Hence, the integrand is of the form: e^{x} [f(x) + f ’(x)]. Therefore, using equation (2), we get

∫ e^{x} [(1 / x) – (1 / x^{2})] dx = e^{x} (1/x) + C = e^{x}/x + C

**Solved Questions for You**

**Question 1: What are integration and differentiation?**

**Answer:** Differentiation refers to the act of finding the rate of change of the gradient/slope of any function whereas integration refers to the area under the curve of function with regards to the x-axis.

**Question 2: What is the product rule of integration?**

**Answer:** The Product Rule of integration allows us to integrate the product of two functions.
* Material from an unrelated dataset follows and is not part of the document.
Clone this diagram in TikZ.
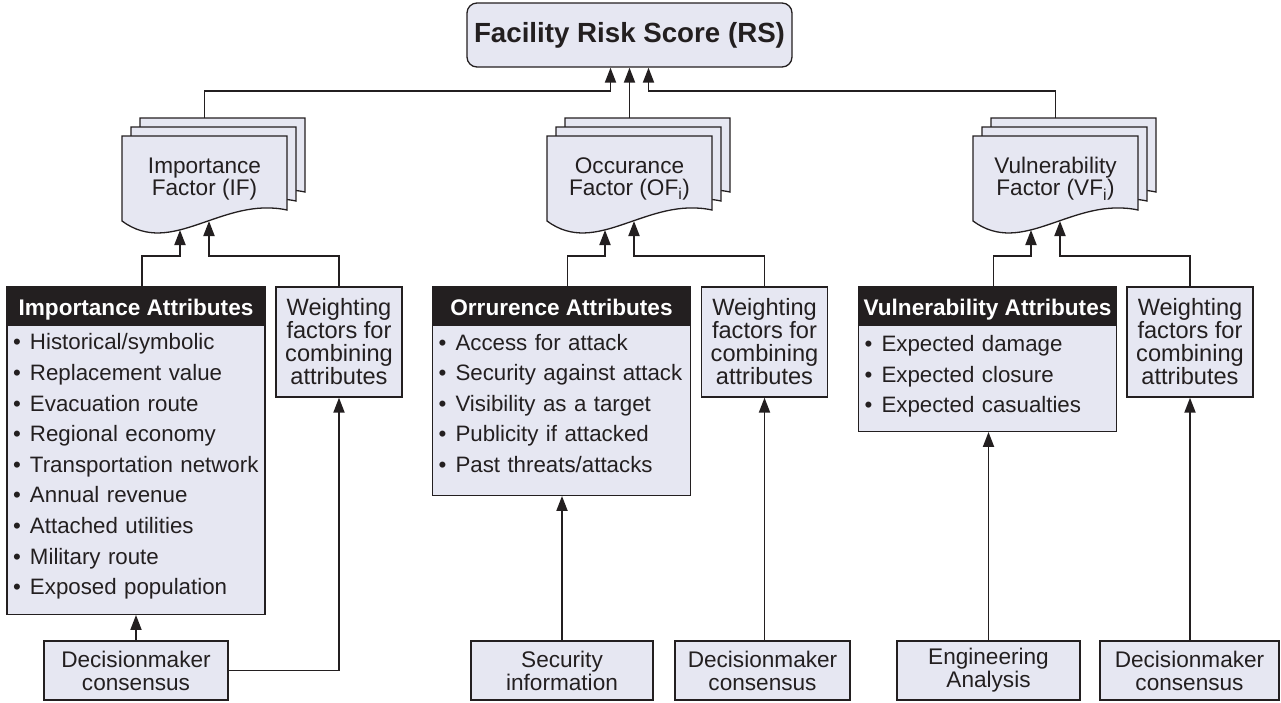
\documentclass[tikz,border=0pt]{standalone}
\usepackage{fontspec}
\setmainfont{Liberation Sans}
\usetikzlibrary{positioning,arrows.meta}

\definecolor{boxfill}{RGB}{230,231,242}
\definecolor{inkcol}{RGB}{35,31,32}

\newcommand{\itm}{\hspace*{6pt}\makebox[17pt][l]{•}}
\newcommand{\lowend}[1]{\rule[-#1]{0pt}{#1}}

% one sheet of a document stack, top left corner at (#1,#2)
\newcommand{\docpage}[2]{%
  \filldraw[docpage] (#1,#2) -- (#1+165,#2) -- (#1+165,#2+74)
    .. controls (#1+100,#2+60) and (#1+50,#2+122) .. (#1,#2+85) -- cycle;}

% three sheets, text node #1 and its anchors
\newcommand{\docstack}[4]{%
  \docpage{#2+18}{#3-18}
  \docpage{#2+9}{#3-9}
  \docpage{#2}{#3}
  \node (#1) [doctext] at (#2+82.5,#3+43) {#4};
  \coordinate (#1top) at (#2+82.5,#3-18);
  \coordinate (#1inl) at (#2+58,#3+94);
  \coordinate (#1inr) at (#2+87,#3+85);}

\tikzset{
  docpage/.style={draw=inkcol, fill=boxfill, line width=1.3pt},
  doctext/.style={align=center, inner sep=0pt, text=inkcol,
                  font=\fontsize{22.6}{22}\selectfont},
  box/.style={rectangle, draw=inkcol, fill=boxfill, line width=1.3pt,
              align=center, inner sep=0pt, text=inkcol,
              font=\fontsize{22.6}{23}\selectfont},
  attrhead/.style={rectangle, draw=inkcol, fill=inkcol, line width=1.3pt,
                   text=white, inner xsep=0pt, inner ysep=0pt,
                   text height=28pt, text depth=9pt, minimum width=258pt,
                   font=\bfseries\fontsize{22.6}{23}\selectfont},
  attrbody/.style={box, align=left, inner xsep=0pt, text width=258pt,
                   font=\fontsize{22.3}{30.6}\selectfont},
  weightbox/.style={box, minimum width=126pt, minimum height=110pt,
                    font=\fontsize{23.6}{23}\selectfont},
  sourcebox/.style={box, minimum height=59pt},
  link/.style={draw=inkcol, line width=1.9pt,
               -{Triangle[length=15pt,width=11pt]}}
}

\begin{document}
\begin{tikzpicture}[x=1pt,y=-1pt]
    \useasboundingbox (0,0) rectangle (1281,702);

    % Facility Risk Score

    \node (riskscore) [box, rounded corners=10pt, minimum width=325pt,
                       minimum height=64pt,
                       font=\bfseries\fontsize{27.7}{30}\selectfont]
          at (629.5,35) {Facility Risk Score (RS)};

    % Factor documents

    \docstack{imp}{122}{136}{Importance\\Factor (IF)}
    \docstack{occ}{547}{136}{Occurance\\Factor (OF\textsubscript{i})}
    \docstack{vul}{973}{136}{Vulnerability\\Factor (VF\textsubscript{i})}

    \draw[link] (imptop) -- ++(0,-27) -| ([xshift=-19pt]riskscore.south);
    \draw[link] (occtop) -- (occtop |- riskscore.south);
    \draw[link] (vultop) -- ++(0,-27) -| ([xshift=19pt]riskscore.south);

    % Importance

    \node (imphead) [attrhead] at (136,305.5) {Importance Attributes};
    \node (impbody) [attrbody, minimum height=289pt, below=0pt of imphead]
          {\itm Historical/symbolic\\ \itm Replacement value\\
           \itm Evacuation route\\ \itm Regional economy\\
           \itm Transportation network\\ \itm Annual revenue\\
           \itm Attached utilities\\ \itm Military route\\
           \itm Exposed population\lowend{11pt}};
    \node (impweight) [weightbox] at (339,342)
          {Weighting\\factors for\\combining\\attributes};
    \node (impdm) [sourcebox, minimum width=184pt] at (136,670.5)
          {Decisionmaker\\consensus};
    \draw[link] ([xshift=6pt]imphead.north) -- ++(0,-30) -| (impinl);
    \draw[link] (impweight.north) -- ++(0,-30) -| (impinr);
    \draw[link] (impdm.north) -- (impdm |- impbody.south);
    \draw[link] (impdm.east) -| (impweight.south);

    % Occurance

    \node (occhead) [attrhead] at (561.5,305.5) {Orrurence Attributes};
    \node (occbody) [attrbody, minimum height=170pt, below=0pt of occhead]
          {\itm Access for attack\\ \itm Security against attack\\
           \itm Visibility as a target\\ \itm Publicity if attacked\\
           \itm Past threats/attacks\lowend{14pt}};
    \node (occweight) [weightbox] at (764.5,342)
          {Weighting\\factors for\\combining\\attributes};
    \node (secinfo) [sourcebox, minimum width=182pt] at (562,670.5)
          {Security\\information};
    \node (occdm) [sourcebox, minimum width=175pt] at (762.5,670.5)
          {Decisionmaker\\consensus};
    \draw[link] ([xshift=6pt]occhead.north) -- ++(0,-30) -| (occinl);
    \draw[link] (occweight.north) -- ++(0,-30) -| (occinr);
    \draw[link] (secinfo.north) -- (secinfo |- occbody.south);
    \draw[link] (occweight.south |- occdm.north) -- (occweight.south);

    % Vulnerability

    \node (vulhead) [attrhead] at (987.5,305.5) {Vulnerability Attributes};
    \node (vulbody) [attrbody, minimum height=106pt, below=0pt of vulhead]
          {\itm Expected damage\\ \itm Expected closure\\
           \itm Expected casualties\lowend{8pt}};
    \node (vulweight) [weightbox] at (1190,342)
          {Weighting\\factors for\\combining\\attributes};
    \node (enganal) [sourcebox, minimum width=183pt] at (988.5,670.5)
          {Engineering\\Analysis};
    \node (vuldm) [sourcebox, minimum width=179pt] at (1189.5,670.5)
          {Decisionmaker\\consensus};
    \draw[link] ([xshift=6pt]vulhead.north) -- ++(0,-30) -| (vulinl);
    \draw[link] (vulweight.north) -- ++(0,-30) -| (vulinr);
    \draw[link] (enganal.north) -- (enganal |- vulbody.south);
    \draw[link] (vulweight.south |- vuldm.north) -- (vulweight.south);
\end{tikzpicture}
\end{document}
For instance, through a series of mathematical somersaults, we can turn any equation into a formula which is useful for integrating.

**Question 3: Who introduced integration?**

**Answer:** Gottfried Wilhelm Leibniz formulated the principle of integration along with Isaac Newton. It originated in the late 17^{th} century where they considered the integral as an infinite sum of rectangles of infinitesimal width.

**Question 4: What is called integration?**

**Answer:** Integration basically refers to bringing together and uniting of things. For instance, the integration of two or more economies, cultures, religions and so on. However, in math, integration refers to a concept of calculus, which is the act of finding integrals.